Lampa Faly è un giovane musicista senegalese di strada, un ‘Busker Reggae’ giramondo, partito dal Senegal, passato per Capoverde, e poi paesi come Francia, Germania e, ovviamente, Italia.

“La mia prima chitarra l’ho costruita io- racconta all’agenzia Dire, nel caldo di piazza del Popolo, a Roma- Non avevamo soldi, ho preso un frutto del Baobab, un legno e con i fili delle canne dei pescatori l’ho costruita”.


La svolta della sua vita, l’incontro con la moglie italiana: “A Capoverde ho conosciuto questa bellissima ragazza, diventata poi mia moglie. Dopo che ci siamo sposati, abbiamo vissuto 8 anni a Capoverde”.
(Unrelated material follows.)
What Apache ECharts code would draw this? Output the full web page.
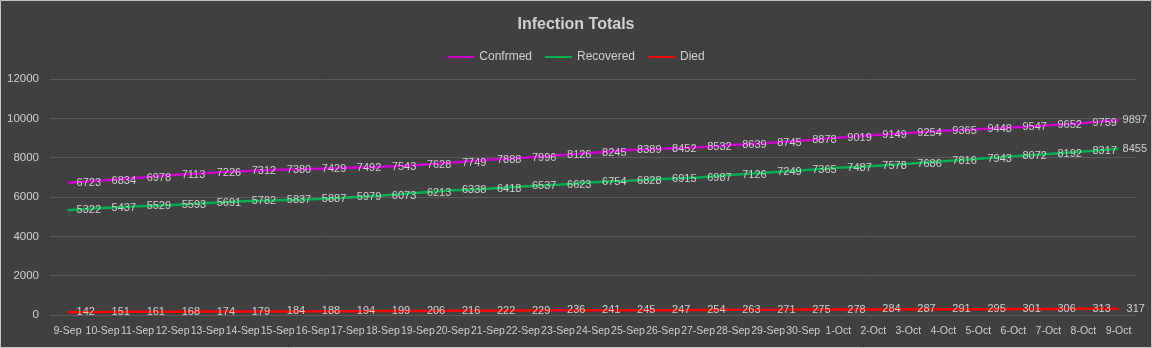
<!DOCTYPE html>
<html>
<head>
<meta charset="utf-8">
<script src="https://cdn.jsdelivr.net/npm/echarts@6/dist/echarts.min.js"></script>
<style>
html,body{margin:0;padding:0;background:#404040;}
#chart{width:1152px;height:348px;}
</style>
</head>
<body>
<div id="chart"></div>
<script>
const categories = ['9-Sep','10-Sep','11-Sep','12-Sep','13-Sep','14-Sep','15-Sep','16-Sep','17-Sep','18-Sep','19-Sep','20-Sep','21-Sep','22-Sep','23-Sep','24-Sep','25-Sep','26-Sep','27-Sep','28-Sep','29-Sep','30-Sep','1-Oct','2-Oct','3-Oct','4-Oct','5-Oct','6-Oct','7-Oct','8-Oct','9-Oct'];
const confirmed = [6723,6834,6978,7113,7226,7312,7380,7429,7492,7543,7628,7749,7888,7996,8126,8245,8389,8452,8532,8639,8745,8878,9019,9149,9254,9365,9448,9547,9652,9759,9897];
const recovered = [5322,5437,5529,5593,5691,5782,5837,5887,5979,6073,6213,6338,6418,6537,6623,6754,6828,6915,6987,7126,7249,7365,7487,7578,7686,7816,7943,8072,8192,8317,8455];
const died = [142,151,161,168,174,179,184,188,194,199,206,216,222,229,236,241,245,247,254,263,271,275,278,284,287,291,295,301,306,313,317];
const seriesNames = ['Confrmed','Recovered','Died'];
const colors = ['#cc00cc','#00b050','#ff0000'];

const FONT = 'Liberation Sans';
const TXT = '#d0d0d0';

function mk(name, data, color, lastDist){
  const items = data.map(function(v, i){
    if (i === data.length - 1) return {value: v, label: {distance: lastDist}};
    return v;
  });
  return {
    name: name, type: 'line', data: items,
    symbol: 'circle', symbolSize: 0.1, showSymbol: true,
    lineStyle: {color: color, width: 2.5},
    itemStyle: {color: color},
    label: {show: true, position: 'right', distance: 9, color: TXT, fontFamily: FONT, fontSize: 11},
    emphasis: {disabled: true},
    animation: false
  };
}

const chart = echarts.init(document.getElementById('chart'), null, {renderer: 'canvas'});
chart.setOption({
  backgroundColor: '#404040',
  animation: false,
  title: {
    text: 'Infection Totals', left: 'center', top: 12,
    textStyle: {color: TXT, fontFamily: FONT, fontSize: 16, fontWeight: 'bold'}
  },
  legend: {
    data: seriesNames, left: 'center', top: 46,
    icon: 'rect', itemWidth: 27, itemHeight: 2, itemGap: 13,
    textStyle: {color: TXT, fontFamily: FONT, fontSize: 12}
  },
  graphic: [{
    type: 'rect', silent: true, z: 100,
    shape: {x: 0.5, y: 0.5, width: 1151, height: 347},
    style: {fill: 'none', stroke: '#c8c8c8', lineWidth: 1}
  }],
  grid: {left: 50, right: 16, top: 79, bottom: 33, containLabel: false},
  xAxis: {
    type: 'category', data: categories, boundaryGap: true,
    axisLine: {show: false}, axisTick: {show: false},
    axisLabel: {color: TXT, fontFamily: FONT, fontSize: 10.5, interval: 0, margin: 11}
  },
  yAxis: {
    type: 'value', min: 0, max: 12000, interval: 2000,
    axisLine: {show: false}, axisTick: {show: false},
    axisLabel: {color: TXT, fontFamily: FONT, fontSize: 11.5, margin: 11, formatter: function(v){ return String(v); }},
    splitLine: {lineStyle: {color: '#5a5a5a', width: 1}}
  },
  series: [
    mk(seriesNames[0], confirmed, colors[0], 4),
    mk(seriesNames[1], recovered, colors[1], 4),
    mk(seriesNames[2], died, colors[2], 8)
  ]
});
</script>
</body>
</html>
Che “però è un posto dove passare le vacanze, non per viverci. Mia moglie infatti mi ha poi proposto di venire in Italia e io per amore l’ho seguita. Ma quando siamo arrivati, sono iniziati i problemi”. Eppure erano arrivati un lavoro e una sicurezza economica: “Ho lavorato per tre anni per il Comune di Milano, mi occupavo della manutenzione degli orologi stradali- racconta ancora alla Dire- Avevo un contratto a tempo indeterminato e mi avevano dato anche la macchina. Ma non era il lavoro per me. Lo facevo solo per mia moglie”.

Fino a quando “le ho detto che volevo fare l’artista di strada. Lei non ne voleva sapere, questo è stato il motivo della separazione. Dovevo scegliere tra la musica e lei. Ho scelto la musica”.

Ed ha scelto la libertà, la musica di strada, che lo ha portato a girare “per la Francia, Germania, Spagna, Norvegia, Copenaghen, in Paesi africani. La musica mi ha salvato”. Forse, il problema è proprio l’Italia: “Suonare qui? Dipende dove. A Roma, per esempio, suonare è bello, i romani sono forti. Per suonare devi avere l’autorizzazione del Comune. Io voglio suonare quando voglio, è la mia libertà. Ma mi capita di suonare in posti senza autorizzazione”.

Inevitabilmente all’arrivo delle Forze dell’ordine si viene allontanati: “E in quel momento i romani si alzano, ti difendono, chiedono di lasciarmi suonare”. In generale, però, fare il musicista di strada a Roma “non è il massimo, non c’è la cultura degli artisti di strada. Pensano che sei un clochard, che hai biosgno di un euro. Io ho superato questa fase, sono un professionista. Se vai a Bruxelles, Copenaghen, Oslo, è diverso, lì un artista di strada è un artista. Quando suoni lì non ti danno le monete di rame, i centesimi, perché gli danno fastidio. È tutto un altro approccio con la musica di strada. Mi dispiace tanto, l’Italia è un Paese d’arte, ma non puoi farla tranquillamente. Un artista di strada deve essere libero. Mi hanno offerto di partecipare a XFactor, a Italia’s Got Talent. Ma ho detto di no, io non suono neanche nei locali. Io suono in strada”.